Coronavirus topic of emergency meeting of Caribbean leaders

By Erasmus Williams
Basseterre, St Kitts, March 1, 2020 – Against the background of the World Health Organization raising the global risk assessment of the COVID-19 Coronavirus world wide infection level to “very high, CARICOM Heads today Sunday, March 1, to discuss ways of protecting the region from the continued spread of the deadly virus.
The meeting will be hosted by Chairman of the Caribbean Community (CARICOM), Prime Minister Mia Amor Mottley, will host the special meeting in Barbados, in the Frangipani room at the Lloyd Erskine Sandiford Centre, beginning at 12 noon.
It will bring together some Heads of Government, Caribbean Ministers of Health and their chief medical officers, representatives from the Pan American Health Organization, the Caribbean Public Health Agency, the Caribbean Community Implementation Agency for Crime and Security and the Caribbean Disaster Emergency Management Agency.
The decision to hold the special meeting was taken by Ms.
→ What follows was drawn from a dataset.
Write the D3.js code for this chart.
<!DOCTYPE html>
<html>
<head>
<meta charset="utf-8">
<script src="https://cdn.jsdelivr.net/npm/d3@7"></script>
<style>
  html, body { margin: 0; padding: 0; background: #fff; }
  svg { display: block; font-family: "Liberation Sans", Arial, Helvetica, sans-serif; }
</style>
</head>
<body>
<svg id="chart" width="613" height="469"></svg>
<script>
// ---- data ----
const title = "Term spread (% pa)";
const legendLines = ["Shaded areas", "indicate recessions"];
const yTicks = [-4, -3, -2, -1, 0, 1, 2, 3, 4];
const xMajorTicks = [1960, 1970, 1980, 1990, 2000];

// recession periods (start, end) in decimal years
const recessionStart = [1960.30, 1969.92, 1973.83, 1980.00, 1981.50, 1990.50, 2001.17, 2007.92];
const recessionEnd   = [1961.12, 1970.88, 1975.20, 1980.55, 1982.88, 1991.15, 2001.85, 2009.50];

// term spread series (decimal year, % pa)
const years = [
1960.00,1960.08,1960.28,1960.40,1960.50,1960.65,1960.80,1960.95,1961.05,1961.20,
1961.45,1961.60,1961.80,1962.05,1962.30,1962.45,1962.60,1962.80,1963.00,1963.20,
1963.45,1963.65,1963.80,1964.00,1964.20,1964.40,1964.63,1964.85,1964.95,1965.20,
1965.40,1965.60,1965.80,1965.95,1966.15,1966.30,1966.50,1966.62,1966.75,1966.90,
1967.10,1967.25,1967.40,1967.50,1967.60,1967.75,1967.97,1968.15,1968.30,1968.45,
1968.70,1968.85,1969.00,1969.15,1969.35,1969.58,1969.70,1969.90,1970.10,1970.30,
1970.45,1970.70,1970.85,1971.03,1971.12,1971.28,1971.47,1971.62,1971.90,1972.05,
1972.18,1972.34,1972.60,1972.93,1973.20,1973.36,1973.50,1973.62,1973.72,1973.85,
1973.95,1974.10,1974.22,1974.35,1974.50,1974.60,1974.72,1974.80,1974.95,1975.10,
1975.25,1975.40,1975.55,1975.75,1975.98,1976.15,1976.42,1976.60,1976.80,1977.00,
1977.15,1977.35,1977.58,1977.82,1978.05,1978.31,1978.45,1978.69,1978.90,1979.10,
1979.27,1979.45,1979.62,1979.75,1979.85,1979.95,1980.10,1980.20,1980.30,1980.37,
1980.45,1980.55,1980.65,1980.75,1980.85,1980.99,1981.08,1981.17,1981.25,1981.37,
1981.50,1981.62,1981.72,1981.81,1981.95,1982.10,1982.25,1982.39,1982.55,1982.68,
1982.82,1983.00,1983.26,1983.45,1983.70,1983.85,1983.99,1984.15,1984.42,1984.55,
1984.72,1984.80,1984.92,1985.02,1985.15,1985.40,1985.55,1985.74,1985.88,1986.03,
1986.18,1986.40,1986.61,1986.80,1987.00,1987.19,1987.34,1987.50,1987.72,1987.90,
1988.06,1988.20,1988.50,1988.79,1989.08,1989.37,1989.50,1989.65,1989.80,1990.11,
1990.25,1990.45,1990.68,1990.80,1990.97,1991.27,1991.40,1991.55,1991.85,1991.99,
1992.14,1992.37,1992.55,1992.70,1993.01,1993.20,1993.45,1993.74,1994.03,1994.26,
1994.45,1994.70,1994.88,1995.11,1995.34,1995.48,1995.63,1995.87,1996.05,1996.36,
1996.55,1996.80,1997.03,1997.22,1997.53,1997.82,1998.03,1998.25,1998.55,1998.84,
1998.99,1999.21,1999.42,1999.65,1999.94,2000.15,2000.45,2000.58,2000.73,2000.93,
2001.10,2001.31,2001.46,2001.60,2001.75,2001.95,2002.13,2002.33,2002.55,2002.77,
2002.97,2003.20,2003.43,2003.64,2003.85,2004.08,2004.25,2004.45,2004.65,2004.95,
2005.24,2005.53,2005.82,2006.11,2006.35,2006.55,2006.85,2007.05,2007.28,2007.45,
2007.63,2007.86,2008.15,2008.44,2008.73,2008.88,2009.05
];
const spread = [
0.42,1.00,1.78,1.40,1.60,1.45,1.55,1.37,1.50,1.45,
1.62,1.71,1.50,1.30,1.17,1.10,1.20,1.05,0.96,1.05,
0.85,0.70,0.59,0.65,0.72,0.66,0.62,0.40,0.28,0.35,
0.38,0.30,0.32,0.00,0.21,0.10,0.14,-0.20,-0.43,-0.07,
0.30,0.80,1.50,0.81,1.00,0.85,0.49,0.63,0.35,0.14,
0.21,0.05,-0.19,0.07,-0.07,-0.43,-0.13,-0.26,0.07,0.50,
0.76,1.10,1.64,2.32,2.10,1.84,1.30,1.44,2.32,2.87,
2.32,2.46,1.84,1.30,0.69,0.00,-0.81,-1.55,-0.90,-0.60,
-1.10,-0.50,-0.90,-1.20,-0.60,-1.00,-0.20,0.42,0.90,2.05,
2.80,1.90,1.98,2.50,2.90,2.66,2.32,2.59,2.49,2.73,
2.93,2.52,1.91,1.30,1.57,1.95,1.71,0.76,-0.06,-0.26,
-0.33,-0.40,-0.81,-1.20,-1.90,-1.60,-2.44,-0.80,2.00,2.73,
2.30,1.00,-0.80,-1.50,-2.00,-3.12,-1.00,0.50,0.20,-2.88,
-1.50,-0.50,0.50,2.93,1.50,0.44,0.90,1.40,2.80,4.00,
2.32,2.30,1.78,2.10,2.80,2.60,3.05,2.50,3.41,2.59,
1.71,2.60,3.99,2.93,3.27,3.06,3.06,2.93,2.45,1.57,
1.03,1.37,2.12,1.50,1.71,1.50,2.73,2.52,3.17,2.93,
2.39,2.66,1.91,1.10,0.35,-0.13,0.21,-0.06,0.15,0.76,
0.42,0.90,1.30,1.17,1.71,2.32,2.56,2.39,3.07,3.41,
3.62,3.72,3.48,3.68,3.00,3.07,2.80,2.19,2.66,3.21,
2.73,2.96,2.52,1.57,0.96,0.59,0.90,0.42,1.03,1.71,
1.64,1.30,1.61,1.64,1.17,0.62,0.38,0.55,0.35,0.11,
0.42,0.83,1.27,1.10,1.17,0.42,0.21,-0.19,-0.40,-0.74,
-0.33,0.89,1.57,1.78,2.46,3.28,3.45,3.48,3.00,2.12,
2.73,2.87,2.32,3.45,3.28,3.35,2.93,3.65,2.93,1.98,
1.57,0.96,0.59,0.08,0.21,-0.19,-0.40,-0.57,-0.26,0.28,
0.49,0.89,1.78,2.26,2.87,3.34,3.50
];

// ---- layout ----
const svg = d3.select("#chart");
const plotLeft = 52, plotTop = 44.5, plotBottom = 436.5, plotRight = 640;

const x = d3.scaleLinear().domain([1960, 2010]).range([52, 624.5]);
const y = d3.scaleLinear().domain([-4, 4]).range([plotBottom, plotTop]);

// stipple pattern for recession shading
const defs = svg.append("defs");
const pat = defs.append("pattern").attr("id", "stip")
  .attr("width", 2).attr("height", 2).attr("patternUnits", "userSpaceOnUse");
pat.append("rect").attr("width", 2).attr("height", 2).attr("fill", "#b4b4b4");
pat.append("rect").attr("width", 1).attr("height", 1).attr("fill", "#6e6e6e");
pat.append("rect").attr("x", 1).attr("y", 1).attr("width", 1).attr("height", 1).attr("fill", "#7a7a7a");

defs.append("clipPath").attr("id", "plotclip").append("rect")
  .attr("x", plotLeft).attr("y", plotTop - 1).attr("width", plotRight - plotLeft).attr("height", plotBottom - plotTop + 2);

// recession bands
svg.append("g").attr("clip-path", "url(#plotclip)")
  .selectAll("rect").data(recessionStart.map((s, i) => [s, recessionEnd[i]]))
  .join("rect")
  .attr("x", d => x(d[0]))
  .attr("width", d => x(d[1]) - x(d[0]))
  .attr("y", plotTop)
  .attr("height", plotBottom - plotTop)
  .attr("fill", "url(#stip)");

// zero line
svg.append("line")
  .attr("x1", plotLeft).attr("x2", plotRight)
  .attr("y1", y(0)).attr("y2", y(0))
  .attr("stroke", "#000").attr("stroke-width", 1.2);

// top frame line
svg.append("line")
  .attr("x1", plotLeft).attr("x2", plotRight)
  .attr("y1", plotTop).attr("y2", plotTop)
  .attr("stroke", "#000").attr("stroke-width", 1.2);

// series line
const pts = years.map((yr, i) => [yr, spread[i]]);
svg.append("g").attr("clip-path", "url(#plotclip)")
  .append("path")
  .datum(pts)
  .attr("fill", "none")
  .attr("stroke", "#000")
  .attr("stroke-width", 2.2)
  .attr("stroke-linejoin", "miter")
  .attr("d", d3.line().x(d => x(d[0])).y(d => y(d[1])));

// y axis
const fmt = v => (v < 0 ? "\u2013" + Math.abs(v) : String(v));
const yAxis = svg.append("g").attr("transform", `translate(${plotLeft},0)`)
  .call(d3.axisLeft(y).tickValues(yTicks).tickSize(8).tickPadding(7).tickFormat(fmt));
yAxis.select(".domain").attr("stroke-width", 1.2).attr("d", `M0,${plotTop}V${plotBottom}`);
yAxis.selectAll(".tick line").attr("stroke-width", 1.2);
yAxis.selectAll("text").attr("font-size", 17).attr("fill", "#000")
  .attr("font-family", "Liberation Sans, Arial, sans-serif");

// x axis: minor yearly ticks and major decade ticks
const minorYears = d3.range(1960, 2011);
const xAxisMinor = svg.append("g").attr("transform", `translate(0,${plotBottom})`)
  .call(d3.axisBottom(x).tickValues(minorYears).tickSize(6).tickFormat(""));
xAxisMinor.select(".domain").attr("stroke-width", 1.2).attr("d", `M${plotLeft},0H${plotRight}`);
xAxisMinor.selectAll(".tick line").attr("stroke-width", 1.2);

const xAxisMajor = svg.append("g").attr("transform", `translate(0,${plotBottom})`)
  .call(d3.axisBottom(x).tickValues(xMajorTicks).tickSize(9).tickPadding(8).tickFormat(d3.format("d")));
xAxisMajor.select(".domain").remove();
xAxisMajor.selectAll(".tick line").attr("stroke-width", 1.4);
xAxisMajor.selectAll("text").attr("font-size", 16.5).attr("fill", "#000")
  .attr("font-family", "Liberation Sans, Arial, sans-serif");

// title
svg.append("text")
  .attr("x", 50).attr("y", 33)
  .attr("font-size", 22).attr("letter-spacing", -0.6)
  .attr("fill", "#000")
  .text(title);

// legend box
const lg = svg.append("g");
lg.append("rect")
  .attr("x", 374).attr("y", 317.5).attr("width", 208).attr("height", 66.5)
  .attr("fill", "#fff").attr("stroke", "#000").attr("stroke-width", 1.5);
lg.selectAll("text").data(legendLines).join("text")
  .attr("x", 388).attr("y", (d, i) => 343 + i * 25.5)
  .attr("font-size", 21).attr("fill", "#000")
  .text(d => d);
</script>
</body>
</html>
Mottley following consultations with outgoing CARICOM Chairman, Prime Minister Allen Chastanet of St. Lucia, after both leaders participated in two emergency meetings on Wednesday, February 26, and Friday, February 28, of the Council for Human and Social Development (COHSOD) and Chief Medical Officers on COVID-19, via video conference.
When they meet in Barbados, Caribbean leaders will consider a recommendation from the COHSOD Working group on regional coordination for management of the virus and other infectious diseases on passenger ships.
Chief executive officers of cruise lines and airlines servicing the region will be invited to participate in the special session.
In the meantime, the United States today reported its first case of death from COVID-19. He is a man who resided in Washington State.
In the U.S., at least 63 people are being treated for COVID-19 as of Thursday, most of them evacuated from Asia. The origin of two cases, both women in California, have been impossible for doctors to trace, leading the CDC to warn the U.S. has likely seen its first case of “community spread.”
The head of the World Health Organization said that kind of transmission, of unknown origin and possibly from the general population, represented the third of four outbreak stages that every nation must be prepared for: “Every country must be ready for its first case, its first cluster, the first evidence of community transmission, and for dealing with sustained community transmission,” WHO Director-General Tedros Adhanom Ghebreyesus said.
The Caribbean welcomed over thirty million stay over visitors to its shores last year, accompanied by 27 million cruise ship passengers.
The United States remained the dominant source market for Caribbean tourism, with just under 15 million visitors coming to the Caribbean, followed by Canada, Europe and the United Kingdom.
According to the Caribbean Tourism Organization, CTO, the region’s stayover visitors contributed more than $37 billion to the Caribbean economy.